__TASK__. In the listing below, locate the lines bearing the word "this". Copy every one of them.

__RECORDS SHOWN__.
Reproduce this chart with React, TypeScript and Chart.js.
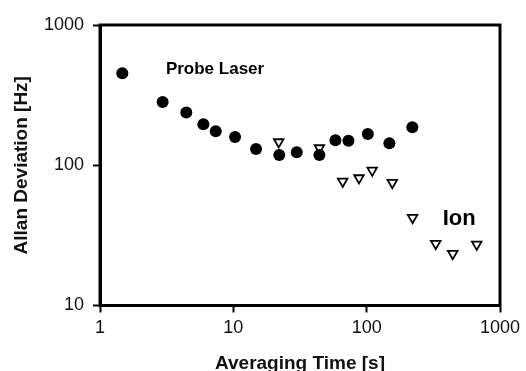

* * *

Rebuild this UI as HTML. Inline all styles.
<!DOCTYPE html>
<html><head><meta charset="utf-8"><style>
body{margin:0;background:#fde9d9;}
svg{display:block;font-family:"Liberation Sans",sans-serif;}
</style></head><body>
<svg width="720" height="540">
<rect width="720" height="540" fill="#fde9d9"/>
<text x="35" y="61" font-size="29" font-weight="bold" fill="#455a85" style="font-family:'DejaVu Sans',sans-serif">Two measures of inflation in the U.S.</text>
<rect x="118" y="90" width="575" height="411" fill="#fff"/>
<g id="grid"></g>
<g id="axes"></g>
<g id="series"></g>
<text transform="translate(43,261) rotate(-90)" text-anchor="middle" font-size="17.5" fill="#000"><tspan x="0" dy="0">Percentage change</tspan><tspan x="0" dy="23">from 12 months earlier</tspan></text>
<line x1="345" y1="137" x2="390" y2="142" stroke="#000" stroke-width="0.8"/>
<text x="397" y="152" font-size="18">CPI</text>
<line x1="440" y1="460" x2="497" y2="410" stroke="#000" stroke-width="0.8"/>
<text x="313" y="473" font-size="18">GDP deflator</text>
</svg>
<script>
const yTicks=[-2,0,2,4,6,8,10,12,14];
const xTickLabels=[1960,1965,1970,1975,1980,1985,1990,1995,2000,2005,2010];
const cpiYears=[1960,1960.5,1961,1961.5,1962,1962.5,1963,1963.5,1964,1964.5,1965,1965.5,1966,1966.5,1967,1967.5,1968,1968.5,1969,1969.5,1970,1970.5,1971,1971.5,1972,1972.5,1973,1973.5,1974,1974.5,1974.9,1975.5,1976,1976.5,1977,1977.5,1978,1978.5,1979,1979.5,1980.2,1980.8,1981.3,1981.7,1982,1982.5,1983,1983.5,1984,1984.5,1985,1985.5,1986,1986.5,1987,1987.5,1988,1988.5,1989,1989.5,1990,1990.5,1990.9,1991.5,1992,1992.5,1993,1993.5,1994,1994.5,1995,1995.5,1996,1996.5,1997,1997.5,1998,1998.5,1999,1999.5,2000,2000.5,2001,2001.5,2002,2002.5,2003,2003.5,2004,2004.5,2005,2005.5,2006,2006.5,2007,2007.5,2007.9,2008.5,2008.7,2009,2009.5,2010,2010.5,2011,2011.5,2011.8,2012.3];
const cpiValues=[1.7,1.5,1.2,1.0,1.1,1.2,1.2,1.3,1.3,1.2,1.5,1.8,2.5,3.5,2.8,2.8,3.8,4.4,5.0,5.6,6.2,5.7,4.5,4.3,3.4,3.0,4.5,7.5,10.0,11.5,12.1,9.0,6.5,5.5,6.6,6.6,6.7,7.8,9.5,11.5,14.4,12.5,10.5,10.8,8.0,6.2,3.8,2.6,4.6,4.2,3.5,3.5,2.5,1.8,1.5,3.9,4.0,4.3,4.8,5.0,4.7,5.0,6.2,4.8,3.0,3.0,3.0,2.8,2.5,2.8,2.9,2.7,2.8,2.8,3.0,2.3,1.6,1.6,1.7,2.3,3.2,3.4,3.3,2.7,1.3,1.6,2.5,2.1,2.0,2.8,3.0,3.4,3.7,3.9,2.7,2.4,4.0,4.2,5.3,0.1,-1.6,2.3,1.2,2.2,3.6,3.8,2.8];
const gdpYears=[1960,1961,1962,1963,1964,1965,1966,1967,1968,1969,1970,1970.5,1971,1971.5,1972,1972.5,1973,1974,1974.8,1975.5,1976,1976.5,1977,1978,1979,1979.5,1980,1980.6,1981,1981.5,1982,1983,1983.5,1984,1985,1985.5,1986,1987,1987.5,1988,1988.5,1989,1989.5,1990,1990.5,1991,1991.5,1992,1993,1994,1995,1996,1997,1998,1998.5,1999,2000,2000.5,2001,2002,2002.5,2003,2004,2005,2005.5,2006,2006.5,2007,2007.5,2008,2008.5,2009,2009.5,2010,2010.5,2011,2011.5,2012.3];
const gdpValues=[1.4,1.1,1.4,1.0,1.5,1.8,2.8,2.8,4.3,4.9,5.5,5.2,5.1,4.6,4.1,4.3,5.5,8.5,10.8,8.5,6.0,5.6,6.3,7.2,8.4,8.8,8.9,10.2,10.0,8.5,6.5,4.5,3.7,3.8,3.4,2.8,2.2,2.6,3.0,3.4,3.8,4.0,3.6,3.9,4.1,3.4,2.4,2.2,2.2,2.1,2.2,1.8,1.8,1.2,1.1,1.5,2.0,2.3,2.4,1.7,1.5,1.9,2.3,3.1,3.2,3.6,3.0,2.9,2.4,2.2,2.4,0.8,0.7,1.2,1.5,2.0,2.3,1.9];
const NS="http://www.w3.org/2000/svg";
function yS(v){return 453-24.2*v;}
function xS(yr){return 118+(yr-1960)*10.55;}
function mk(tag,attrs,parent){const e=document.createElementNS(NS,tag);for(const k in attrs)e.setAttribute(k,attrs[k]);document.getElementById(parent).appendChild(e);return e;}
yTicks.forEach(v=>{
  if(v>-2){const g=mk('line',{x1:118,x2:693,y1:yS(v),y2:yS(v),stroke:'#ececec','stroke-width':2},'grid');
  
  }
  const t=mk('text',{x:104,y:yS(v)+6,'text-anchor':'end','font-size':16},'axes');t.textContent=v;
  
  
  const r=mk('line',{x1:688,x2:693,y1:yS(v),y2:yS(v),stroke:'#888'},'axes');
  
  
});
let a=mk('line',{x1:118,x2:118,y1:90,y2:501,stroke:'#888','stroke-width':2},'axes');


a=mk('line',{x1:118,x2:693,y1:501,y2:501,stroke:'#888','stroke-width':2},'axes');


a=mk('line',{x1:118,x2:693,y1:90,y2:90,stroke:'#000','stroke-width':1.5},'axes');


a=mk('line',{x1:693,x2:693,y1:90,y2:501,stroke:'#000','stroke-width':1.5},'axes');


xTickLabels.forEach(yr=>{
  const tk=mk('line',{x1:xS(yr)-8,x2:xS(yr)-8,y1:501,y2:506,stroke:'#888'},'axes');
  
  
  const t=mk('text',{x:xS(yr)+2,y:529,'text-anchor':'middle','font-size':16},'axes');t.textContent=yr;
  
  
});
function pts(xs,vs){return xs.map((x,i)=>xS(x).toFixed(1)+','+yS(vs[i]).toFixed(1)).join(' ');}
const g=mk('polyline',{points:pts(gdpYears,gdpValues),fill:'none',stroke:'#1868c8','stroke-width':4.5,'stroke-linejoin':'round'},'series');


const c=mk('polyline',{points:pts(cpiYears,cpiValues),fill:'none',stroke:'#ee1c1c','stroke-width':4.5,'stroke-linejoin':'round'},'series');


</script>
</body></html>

__THE REPLY__.
Reproduce this chart with React, TypeScript and Chart.js.
Rebuild this UI as HTML. Inline all styles.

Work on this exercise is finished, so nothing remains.